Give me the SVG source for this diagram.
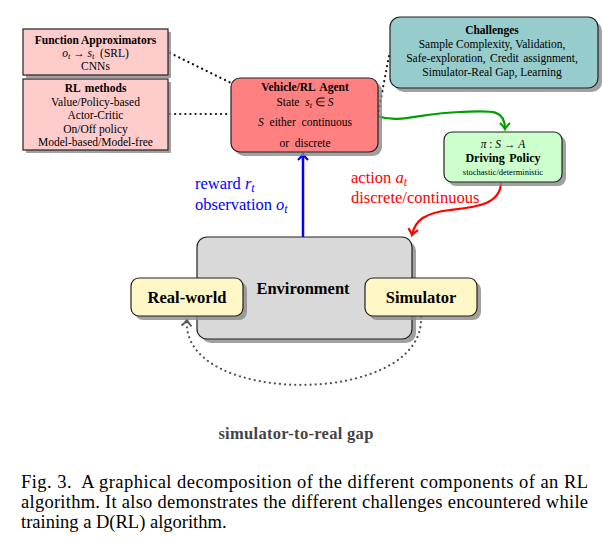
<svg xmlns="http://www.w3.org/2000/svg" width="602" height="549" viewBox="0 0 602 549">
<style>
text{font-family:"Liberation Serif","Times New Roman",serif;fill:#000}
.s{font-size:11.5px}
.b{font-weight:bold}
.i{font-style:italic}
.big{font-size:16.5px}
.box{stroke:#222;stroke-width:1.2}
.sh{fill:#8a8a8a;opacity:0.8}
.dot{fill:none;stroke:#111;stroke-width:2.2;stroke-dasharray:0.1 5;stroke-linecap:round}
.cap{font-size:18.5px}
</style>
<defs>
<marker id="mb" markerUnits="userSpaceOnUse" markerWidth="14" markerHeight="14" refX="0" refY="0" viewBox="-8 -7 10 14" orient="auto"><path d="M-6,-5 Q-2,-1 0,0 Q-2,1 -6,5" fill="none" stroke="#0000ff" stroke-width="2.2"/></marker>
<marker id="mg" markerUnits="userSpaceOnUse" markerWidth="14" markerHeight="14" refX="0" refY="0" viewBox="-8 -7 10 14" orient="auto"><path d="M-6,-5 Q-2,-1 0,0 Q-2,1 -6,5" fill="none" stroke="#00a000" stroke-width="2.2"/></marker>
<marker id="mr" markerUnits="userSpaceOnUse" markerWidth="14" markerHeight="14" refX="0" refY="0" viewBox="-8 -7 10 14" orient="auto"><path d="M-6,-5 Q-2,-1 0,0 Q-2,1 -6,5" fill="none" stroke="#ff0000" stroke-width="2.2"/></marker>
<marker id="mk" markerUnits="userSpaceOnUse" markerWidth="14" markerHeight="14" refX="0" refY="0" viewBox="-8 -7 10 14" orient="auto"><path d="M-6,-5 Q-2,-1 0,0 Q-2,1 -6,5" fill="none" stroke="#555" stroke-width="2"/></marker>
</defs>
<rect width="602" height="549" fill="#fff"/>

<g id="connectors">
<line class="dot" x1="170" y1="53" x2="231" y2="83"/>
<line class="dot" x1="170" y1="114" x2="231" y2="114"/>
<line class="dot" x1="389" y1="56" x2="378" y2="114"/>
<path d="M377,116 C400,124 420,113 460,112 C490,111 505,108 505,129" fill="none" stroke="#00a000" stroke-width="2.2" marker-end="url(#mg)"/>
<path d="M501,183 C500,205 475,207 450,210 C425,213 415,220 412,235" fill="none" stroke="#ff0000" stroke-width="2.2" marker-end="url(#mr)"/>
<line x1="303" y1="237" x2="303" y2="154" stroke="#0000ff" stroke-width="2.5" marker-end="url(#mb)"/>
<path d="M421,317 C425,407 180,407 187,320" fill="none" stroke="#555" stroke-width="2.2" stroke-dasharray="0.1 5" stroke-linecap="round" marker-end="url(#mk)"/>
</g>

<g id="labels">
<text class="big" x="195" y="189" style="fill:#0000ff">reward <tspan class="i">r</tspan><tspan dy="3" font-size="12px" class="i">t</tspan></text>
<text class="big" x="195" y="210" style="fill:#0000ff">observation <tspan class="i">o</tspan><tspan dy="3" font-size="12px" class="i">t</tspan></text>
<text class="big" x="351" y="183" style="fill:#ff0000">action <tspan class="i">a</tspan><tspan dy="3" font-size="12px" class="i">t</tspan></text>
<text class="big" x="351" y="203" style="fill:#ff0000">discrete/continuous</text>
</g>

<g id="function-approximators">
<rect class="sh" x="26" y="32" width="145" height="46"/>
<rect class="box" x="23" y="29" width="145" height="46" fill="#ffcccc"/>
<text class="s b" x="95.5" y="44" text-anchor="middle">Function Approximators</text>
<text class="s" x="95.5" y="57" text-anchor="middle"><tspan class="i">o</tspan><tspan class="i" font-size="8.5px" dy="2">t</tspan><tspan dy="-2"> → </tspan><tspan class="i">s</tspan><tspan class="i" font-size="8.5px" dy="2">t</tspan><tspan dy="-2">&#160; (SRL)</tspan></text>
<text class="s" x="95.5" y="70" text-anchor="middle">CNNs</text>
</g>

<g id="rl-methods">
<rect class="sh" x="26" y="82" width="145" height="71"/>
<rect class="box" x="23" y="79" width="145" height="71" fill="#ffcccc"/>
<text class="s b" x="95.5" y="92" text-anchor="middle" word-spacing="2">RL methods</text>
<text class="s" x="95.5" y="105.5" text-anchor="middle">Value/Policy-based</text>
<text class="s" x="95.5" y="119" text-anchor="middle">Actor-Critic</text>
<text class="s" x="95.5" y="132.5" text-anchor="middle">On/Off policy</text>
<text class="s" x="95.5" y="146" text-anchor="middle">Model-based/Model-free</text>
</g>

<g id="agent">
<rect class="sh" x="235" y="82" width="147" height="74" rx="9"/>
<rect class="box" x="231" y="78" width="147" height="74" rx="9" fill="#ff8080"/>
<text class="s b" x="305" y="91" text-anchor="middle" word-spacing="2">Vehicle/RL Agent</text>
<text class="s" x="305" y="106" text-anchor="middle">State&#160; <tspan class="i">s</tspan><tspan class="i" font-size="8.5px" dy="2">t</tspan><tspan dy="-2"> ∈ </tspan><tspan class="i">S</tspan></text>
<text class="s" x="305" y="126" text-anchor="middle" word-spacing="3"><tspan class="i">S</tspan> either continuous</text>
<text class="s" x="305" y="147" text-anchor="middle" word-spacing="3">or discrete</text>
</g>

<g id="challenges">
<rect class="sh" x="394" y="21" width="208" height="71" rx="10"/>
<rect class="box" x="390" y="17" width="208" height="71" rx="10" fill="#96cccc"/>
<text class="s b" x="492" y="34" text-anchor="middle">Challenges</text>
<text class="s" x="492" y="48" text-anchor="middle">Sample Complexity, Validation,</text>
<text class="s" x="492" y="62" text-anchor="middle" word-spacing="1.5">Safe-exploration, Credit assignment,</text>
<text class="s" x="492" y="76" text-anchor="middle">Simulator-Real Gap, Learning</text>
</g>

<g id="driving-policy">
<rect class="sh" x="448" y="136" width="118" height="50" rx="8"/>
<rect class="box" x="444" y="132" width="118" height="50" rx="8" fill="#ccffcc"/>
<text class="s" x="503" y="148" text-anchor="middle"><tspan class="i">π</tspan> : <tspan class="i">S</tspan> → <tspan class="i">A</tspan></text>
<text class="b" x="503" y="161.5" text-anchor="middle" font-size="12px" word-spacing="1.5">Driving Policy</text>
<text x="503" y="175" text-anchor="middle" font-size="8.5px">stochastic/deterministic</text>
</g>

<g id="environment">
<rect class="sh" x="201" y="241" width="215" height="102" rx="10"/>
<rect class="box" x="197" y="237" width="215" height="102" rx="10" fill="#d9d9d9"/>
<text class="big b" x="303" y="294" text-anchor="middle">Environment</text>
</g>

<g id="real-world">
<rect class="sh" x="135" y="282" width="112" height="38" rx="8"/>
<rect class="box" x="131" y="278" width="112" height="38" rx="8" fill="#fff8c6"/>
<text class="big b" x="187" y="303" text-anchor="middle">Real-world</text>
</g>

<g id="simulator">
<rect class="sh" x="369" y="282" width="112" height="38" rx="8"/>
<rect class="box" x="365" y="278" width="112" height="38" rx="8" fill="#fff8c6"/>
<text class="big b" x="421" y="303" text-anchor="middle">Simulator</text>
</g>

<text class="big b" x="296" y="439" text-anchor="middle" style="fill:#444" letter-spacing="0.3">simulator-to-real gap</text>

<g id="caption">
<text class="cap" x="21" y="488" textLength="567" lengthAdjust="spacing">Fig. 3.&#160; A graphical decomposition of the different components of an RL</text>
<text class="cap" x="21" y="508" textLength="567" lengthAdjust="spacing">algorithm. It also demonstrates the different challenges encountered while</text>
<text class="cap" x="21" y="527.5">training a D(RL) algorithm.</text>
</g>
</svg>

- WHAT THE TASK REQUIRES: Leave the images out, please, and restate each line word for word.

- SOLUTION FOR THIS EXERCISE:
Give me the SVG source for this diagram.
<svg xmlns="http://www.w3.org/2000/svg" width="602" height="549" viewBox="0 0 602 549">
<style>
text{font-family:"Liberation Serif","Times New Roman",serif;fill:#000}
.s{font-size:11.5px}
.b{font-weight:bold}
.i{font-style:italic}
.big{font-size:16.5px}
.box{stroke:#222;stroke-width:1.2}
.sh{fill:#8a8a8a;opacity:0.8}
.dot{fill:none;stroke:#111;stroke-width:2.2;stroke-dasharray:0.1 5;stroke-linecap:round}
.cap{font-size:18.5px}
</style>
<defs>
<marker id="mb" markerUnits="userSpaceOnUse" markerWidth="14" markerHeight="14" refX="0" refY="0" viewBox="-8 -7 10 14" orient="auto"><path d="M-6,-5 Q-2,-1 0,0 Q-2,1 -6,5" fill="none" stroke="#0000ff" stroke-width="2.2"/></marker>
<marker id="mg" markerUnits="userSpaceOnUse" markerWidth="14" markerHeight="14" refX="0" refY="0" viewBox="-8 -7 10 14" orient="auto"><path d="M-6,-5 Q-2,-1 0,0 Q-2,1 -6,5" fill="none" stroke="#00a000" stroke-width="2.2"/></marker>
<marker id="mr" markerUnits="userSpaceOnUse" markerWidth="14" markerHeight="14" refX="0" refY="0" viewBox="-8 -7 10 14" orient="auto"><path d="M-6,-5 Q-2,-1 0,0 Q-2,1 -6,5" fill="none" stroke="#ff0000" stroke-width="2.2"/></marker>
<marker id="mk" markerUnits="userSpaceOnUse" markerWidth="14" markerHeight="14" refX="0" refY="0" viewBox="-8 -7 10 14" orient="auto"><path d="M-6,-5 Q-2,-1 0,0 Q-2,1 -6,5" fill="none" stroke="#555" stroke-width="2"/></marker>
</defs>
<rect width="602" height="549" fill="#fff"/>

<g id="connectors">
<line class="dot" x1="170" y1="53" x2="231" y2="83"/>
<line class="dot" x1="170" y1="114" x2="231" y2="114"/>
<line class="dot" x1="389" y1="56" x2="378" y2="114"/>
<path d="M377,116 C400,124 420,113 460,112 C490,111 505,108 505,129" fill="none" stroke="#00a000" stroke-width="2.2" marker-end="url(#mg)"/>
<path d="M501,183 C500,205 475,207 450,210 C425,213 415,220 412,235" fill="none" stroke="#ff0000" stroke-width="2.2" marker-end="url(#mr)"/>
<line x1="303" y1="237" x2="303" y2="154" stroke="#0000ff" stroke-width="2.5" marker-end="url(#mb)"/>
<path d="M421,317 C425,407 180,407 187,320" fill="none" stroke="#555" stroke-width="2.2" stroke-dasharray="0.1 5" stroke-linecap="round" marker-end="url(#mk)"/>
</g>

<g id="labels">
<text class="big" x="195" y="189" style="fill:#0000ff">reward <tspan class="i">r</tspan><tspan dy="3" font-size="12px" class="i">t</tspan></text>
<text class="big" x="195" y="210" style="fill:#0000ff">observation <tspan class="i">o</tspan><tspan dy="3" font-size="12px" class="i">t</tspan></text>
<text class="big" x="351" y="183" style="fill:#ff0000">action <tspan class="i">a</tspan><tspan dy="3" font-size="12px" class="i">t</tspan></text>
<text class="big" x="351" y="203" style="fill:#ff0000">discrete/continuous</text>
</g>

<g id="function-approximators">
<rect class="sh" x="26" y="32" width="145" height="46"/>
<rect class="box" x="23" y="29" width="145" height="46" fill="#ffcccc"/>
<text class="s b" x="95.5" y="44" text-anchor="middle">Function Approximators</text>
<text class="s" x="95.5" y="57" text-anchor="middle"><tspan class="i">o</tspan><tspan class="i" font-size="8.5px" dy="2">t</tspan><tspan dy="-2"> → </tspan><tspan class="i">s</tspan><tspan class="i" font-size="8.5px" dy="2">t</tspan><tspan dy="-2">&#160; (SRL)</tspan></text>
<text class="s" x="95.5" y="70" text-anchor="middle">CNNs</text>
</g>

<g id="rl-methods">
<rect class="sh" x="26" y="82" width="145" height="71"/>
<rect class="box" x="23" y="79" width="145" height="71" fill="#ffcccc"/>
<text class="s b" x="95.5" y="92" text-anchor="middle" word-spacing="2">RL methods</text>
<text class="s" x="95.5" y="105.5" text-anchor="middle">Value/Policy-based</text>
<text class="s" x="95.5" y="119" text-anchor="middle">Actor-Critic</text>
<text class="s" x="95.5" y="132.5" text-anchor="middle">On/Off policy</text>
<text class="s" x="95.5" y="146" text-anchor="middle">Model-based/Model-free</text>
</g>

<g id="agent">
<rect class="sh" x="235" y="82" width="147" height="74" rx="9"/>
<rect class="box" x="231" y="78" width="147" height="74" rx="9" fill="#ff8080"/>
<text class="s b" x="305" y="91" text-anchor="middle" word-spacing="2">Vehicle/RL Agent</text>
<text class="s" x="305" y="106" text-anchor="middle">State&#160; <tspan class="i">s</tspan><tspan class="i" font-size="8.5px" dy="2">t</tspan><tspan dy="-2"> ∈ </tspan><tspan class="i">S</tspan></text>
<text class="s" x="305" y="126" text-anchor="middle" word-spacing="3"><tspan class="i">S</tspan> either continuous</text>
<text class="s" x="305" y="147" text-anchor="middle" word-spacing="3">or discrete</text>
</g>

<g id="challenges">
<rect class="sh" x="394" y="21" width="208" height="71" rx="10"/>
<rect class="box" x="390" y="17" width="208" height="71" rx="10" fill="#96cccc"/>
<text class="s b" x="492" y="34" text-anchor="middle">Challenges</text>
<text class="s" x="492" y="48" text-anchor="middle">Sample Complexity, Validation,</text>
<text class="s" x="492" y="62" text-anchor="middle" word-spacing="1.5">Safe-exploration, Credit assignment,</text>
<text class="s" x="492" y="76" text-anchor="middle">Simulator-Real Gap, Learning</text>
</g>

<g id="driving-policy">
<rect class="sh" x="448" y="136" width="118" height="50" rx="8"/>
<rect class="box" x="444" y="132" width="118" height="50" rx="8" fill="#ccffcc"/>
<text class="s" x="503" y="148" text-anchor="middle"><tspan class="i">π</tspan> : <tspan class="i">S</tspan> → <tspan class="i">A</tspan></text>
<text class="b" x="503" y="161.5" text-anchor="middle" font-size="12px" word-spacing="1.5">Driving Policy</text>
<text x="503" y="175" text-anchor="middle" font-size="8.5px">stochastic/deterministic</text>
</g>

<g id="environment">
<rect class="sh" x="201" y="241" width="215" height="102" rx="10"/>
<rect class="box" x="197" y="237" width="215" height="102" rx="10" fill="#d9d9d9"/>
<text class="big b" x="303" y="294" text-anchor="middle">Environment</text>
</g>

<g id="real-world">
<rect class="sh" x="135" y="282" width="112" height="38" rx="8"/>
<rect class="box" x="131" y="278" width="112" height="38" rx="8" fill="#fff8c6"/>
<text class="big b" x="187" y="303" text-anchor="middle">Real-world</text>
</g>

<g id="simulator">
<rect class="sh" x="369" y="282" width="112" height="38" rx="8"/>
<rect class="box" x="365" y="278" width="112" height="38" rx="8" fill="#fff8c6"/>
<text class="big b" x="421" y="303" text-anchor="middle">Simulator</text>
</g>

<text class="big b" x="296" y="439" text-anchor="middle" style="fill:#444" letter-spacing="0.3">simulator-to-real gap</text>

<g id="caption">
<text class="cap" x="21" y="488" textLength="567" lengthAdjust="spacing">Fig. 3.&#160; A graphical decomposition of the different components of an RL</text>
<text class="cap" x="21" y="508" textLength="567" lengthAdjust="spacing">algorithm. It also demonstrates the different challenges encountered while</text>
<text class="cap" x="21" y="527.5">training a D(RL) algorithm.</text>
</g>
</svg>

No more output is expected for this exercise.